Since the company went public in May, its stock has been on the recent decline and a number of big investors are dropping their shares. People criticize the company for not having a good-enough business model, that social gaming isn’t bringing in enough cash, and that there needs to be innovation in advertising. That’s exactly what search can take care of for Facebook.
Zuckerberg explained the type of search that Facebook would be really good at doing. It’s a natural language search that can answer very specific questions. For instance, Zuckerberg envisions people asking questions like, “Which one of my friends has been to this sushi restaurant?” or, “Which one of my friends worked or has a friend who works for Bank of America?”
“These are queries that you could potentially do at Facebook…and at some point we’ll do it,” said Zuckerberg. “We have a team at Facebook working on search.”
The product would compete with Google’s Search Plus Your World, Bing with its new social integrations, and probably even question and answer website Quora to a degree.
The most important competitor, however, is Google AdWords.
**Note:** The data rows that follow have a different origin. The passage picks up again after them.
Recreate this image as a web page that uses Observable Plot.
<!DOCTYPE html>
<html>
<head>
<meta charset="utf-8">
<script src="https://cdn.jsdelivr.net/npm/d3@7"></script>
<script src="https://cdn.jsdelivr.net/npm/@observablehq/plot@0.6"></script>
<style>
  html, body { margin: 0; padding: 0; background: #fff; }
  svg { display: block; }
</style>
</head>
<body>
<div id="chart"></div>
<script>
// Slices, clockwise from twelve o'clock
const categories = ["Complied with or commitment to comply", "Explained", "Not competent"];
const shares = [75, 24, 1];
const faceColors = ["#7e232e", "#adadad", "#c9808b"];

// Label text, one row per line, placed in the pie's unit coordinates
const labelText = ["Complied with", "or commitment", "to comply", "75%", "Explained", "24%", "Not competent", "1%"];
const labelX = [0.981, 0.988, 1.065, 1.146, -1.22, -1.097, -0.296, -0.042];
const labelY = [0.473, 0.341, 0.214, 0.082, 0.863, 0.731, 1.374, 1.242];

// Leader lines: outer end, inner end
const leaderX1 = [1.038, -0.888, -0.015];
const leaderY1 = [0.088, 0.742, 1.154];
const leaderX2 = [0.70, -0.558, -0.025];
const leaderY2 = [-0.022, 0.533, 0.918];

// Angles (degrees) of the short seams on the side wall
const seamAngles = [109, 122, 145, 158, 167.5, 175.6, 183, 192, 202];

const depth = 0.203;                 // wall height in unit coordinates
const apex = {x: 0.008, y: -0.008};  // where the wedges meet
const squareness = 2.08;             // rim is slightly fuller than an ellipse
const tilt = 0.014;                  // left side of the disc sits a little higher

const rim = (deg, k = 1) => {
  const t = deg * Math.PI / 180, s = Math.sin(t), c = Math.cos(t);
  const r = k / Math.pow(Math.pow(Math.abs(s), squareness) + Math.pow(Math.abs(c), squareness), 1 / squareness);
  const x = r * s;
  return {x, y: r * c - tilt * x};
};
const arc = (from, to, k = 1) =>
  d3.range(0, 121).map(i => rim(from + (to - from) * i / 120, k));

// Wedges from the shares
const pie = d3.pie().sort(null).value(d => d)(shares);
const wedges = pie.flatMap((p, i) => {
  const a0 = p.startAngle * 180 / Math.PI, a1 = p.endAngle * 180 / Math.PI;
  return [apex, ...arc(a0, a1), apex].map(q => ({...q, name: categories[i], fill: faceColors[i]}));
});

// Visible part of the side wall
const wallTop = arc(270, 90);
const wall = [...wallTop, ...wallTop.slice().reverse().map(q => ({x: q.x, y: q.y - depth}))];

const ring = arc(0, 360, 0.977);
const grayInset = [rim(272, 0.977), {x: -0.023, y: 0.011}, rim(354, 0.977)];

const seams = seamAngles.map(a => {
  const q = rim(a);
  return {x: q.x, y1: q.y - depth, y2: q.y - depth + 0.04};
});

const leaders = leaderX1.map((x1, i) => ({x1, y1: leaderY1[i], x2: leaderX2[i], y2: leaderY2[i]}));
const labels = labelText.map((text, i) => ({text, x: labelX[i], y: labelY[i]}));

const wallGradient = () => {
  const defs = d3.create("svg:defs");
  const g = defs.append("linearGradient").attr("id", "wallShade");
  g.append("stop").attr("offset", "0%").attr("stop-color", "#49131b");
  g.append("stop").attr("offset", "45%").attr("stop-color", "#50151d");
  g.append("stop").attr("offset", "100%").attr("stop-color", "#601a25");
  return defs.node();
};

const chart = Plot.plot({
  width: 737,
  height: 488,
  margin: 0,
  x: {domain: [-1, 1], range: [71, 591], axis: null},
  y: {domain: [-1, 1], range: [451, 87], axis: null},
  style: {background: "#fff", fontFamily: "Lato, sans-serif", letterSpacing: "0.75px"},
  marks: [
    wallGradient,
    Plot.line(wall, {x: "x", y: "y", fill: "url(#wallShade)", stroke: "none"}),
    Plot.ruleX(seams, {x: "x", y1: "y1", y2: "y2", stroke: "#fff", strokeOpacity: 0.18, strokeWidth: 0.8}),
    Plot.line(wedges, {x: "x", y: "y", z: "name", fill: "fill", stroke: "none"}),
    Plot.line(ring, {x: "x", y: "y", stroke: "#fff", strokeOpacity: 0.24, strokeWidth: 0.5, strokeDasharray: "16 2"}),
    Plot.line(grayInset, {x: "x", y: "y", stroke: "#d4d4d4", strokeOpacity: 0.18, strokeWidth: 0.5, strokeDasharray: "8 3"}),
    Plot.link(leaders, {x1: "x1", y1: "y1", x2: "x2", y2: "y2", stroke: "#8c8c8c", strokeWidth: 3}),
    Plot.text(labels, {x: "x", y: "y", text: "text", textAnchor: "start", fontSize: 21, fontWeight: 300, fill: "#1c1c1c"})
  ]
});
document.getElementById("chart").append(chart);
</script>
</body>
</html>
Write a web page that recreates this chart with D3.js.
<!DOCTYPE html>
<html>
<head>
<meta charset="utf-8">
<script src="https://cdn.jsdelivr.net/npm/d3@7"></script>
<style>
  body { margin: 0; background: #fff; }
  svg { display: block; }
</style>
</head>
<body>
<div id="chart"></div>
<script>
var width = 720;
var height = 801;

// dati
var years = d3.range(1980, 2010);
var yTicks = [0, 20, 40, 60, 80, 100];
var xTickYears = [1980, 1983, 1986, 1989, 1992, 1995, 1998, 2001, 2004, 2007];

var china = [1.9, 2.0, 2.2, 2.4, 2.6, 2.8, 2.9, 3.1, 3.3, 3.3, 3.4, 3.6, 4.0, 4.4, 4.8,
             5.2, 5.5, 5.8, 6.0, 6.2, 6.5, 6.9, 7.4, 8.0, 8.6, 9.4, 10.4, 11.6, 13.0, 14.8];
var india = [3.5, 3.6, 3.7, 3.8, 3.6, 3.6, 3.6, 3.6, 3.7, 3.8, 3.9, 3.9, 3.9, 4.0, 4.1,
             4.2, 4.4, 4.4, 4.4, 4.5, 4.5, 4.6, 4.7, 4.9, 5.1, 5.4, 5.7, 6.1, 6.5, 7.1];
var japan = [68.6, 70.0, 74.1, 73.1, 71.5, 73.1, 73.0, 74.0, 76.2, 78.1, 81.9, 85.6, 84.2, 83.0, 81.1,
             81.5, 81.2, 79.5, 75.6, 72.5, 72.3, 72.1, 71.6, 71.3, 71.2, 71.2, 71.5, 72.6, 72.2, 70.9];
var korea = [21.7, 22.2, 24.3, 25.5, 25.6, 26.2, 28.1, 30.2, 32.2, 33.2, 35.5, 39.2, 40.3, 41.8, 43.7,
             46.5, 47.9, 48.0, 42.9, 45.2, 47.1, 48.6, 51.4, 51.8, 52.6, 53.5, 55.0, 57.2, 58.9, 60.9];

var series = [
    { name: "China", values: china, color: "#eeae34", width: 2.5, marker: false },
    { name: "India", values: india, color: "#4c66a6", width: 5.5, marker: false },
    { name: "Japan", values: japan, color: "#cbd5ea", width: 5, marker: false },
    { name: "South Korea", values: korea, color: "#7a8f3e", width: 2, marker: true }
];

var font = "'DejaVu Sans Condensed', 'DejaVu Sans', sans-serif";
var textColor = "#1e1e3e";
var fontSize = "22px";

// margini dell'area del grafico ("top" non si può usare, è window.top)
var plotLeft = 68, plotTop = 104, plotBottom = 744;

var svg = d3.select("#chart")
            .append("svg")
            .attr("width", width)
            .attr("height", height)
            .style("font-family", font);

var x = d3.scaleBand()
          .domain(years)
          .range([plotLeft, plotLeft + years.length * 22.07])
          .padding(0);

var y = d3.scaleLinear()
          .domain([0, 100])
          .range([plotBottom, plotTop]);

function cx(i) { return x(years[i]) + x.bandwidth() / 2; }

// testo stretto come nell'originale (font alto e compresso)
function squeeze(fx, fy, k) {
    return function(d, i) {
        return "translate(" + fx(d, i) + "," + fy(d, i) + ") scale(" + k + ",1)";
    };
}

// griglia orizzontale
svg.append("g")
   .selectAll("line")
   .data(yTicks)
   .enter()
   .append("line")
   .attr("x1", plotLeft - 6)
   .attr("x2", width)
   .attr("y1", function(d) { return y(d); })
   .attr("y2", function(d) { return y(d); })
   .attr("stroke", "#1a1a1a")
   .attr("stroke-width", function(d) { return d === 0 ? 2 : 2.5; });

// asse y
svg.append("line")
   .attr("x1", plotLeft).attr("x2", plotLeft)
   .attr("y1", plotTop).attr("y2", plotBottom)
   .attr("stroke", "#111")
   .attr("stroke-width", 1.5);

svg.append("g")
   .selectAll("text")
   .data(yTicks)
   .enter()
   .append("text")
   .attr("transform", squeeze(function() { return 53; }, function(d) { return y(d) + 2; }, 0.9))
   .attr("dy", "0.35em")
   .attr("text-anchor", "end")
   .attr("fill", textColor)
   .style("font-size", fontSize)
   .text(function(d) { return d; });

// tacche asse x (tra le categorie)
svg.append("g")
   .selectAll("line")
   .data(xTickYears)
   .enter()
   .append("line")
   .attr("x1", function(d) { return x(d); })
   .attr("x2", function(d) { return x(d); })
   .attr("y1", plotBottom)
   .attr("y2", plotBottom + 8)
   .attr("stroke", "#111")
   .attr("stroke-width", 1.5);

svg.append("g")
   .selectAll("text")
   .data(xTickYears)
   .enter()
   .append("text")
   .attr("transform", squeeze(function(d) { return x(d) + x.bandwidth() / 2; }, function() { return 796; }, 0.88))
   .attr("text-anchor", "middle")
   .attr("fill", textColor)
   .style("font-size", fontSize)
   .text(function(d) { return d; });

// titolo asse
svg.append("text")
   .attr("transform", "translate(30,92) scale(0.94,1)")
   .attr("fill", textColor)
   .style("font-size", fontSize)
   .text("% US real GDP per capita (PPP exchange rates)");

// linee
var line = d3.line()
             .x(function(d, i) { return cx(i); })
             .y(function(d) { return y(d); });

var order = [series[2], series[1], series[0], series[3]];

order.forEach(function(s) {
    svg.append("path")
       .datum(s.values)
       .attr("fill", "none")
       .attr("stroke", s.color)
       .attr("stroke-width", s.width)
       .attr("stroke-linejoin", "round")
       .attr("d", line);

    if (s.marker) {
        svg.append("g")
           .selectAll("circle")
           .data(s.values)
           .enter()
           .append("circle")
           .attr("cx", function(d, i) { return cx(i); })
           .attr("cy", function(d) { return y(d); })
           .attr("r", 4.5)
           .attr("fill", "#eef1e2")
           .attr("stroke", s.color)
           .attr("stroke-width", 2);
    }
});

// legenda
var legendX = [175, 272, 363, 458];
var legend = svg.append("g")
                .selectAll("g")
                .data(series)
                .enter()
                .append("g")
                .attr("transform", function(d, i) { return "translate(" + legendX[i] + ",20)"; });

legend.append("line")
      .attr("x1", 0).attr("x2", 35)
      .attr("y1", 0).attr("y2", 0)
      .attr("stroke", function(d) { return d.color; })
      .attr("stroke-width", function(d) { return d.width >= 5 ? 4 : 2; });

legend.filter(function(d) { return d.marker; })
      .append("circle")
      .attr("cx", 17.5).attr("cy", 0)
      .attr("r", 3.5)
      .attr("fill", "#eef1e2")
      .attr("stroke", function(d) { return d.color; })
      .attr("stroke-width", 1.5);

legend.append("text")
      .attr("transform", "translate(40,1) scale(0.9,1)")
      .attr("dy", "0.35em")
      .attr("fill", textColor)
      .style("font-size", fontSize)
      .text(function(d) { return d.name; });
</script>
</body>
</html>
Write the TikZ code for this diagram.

Facebook search opens up a new advertising opportunity for the company, that is search is made into its own entity — not just a drop down box over your profile, but a whole separate page. Facebook could serve adds that are targeted more than extremely well to people’s interests based on their queries, interests, likes, fan pages, friends’ interests, and more.
Sure, the social network takes pains to say you own your data, but, as VentureBeat’s Jolie O’Dell puts it, if you aren’t paying for the product, you are the product.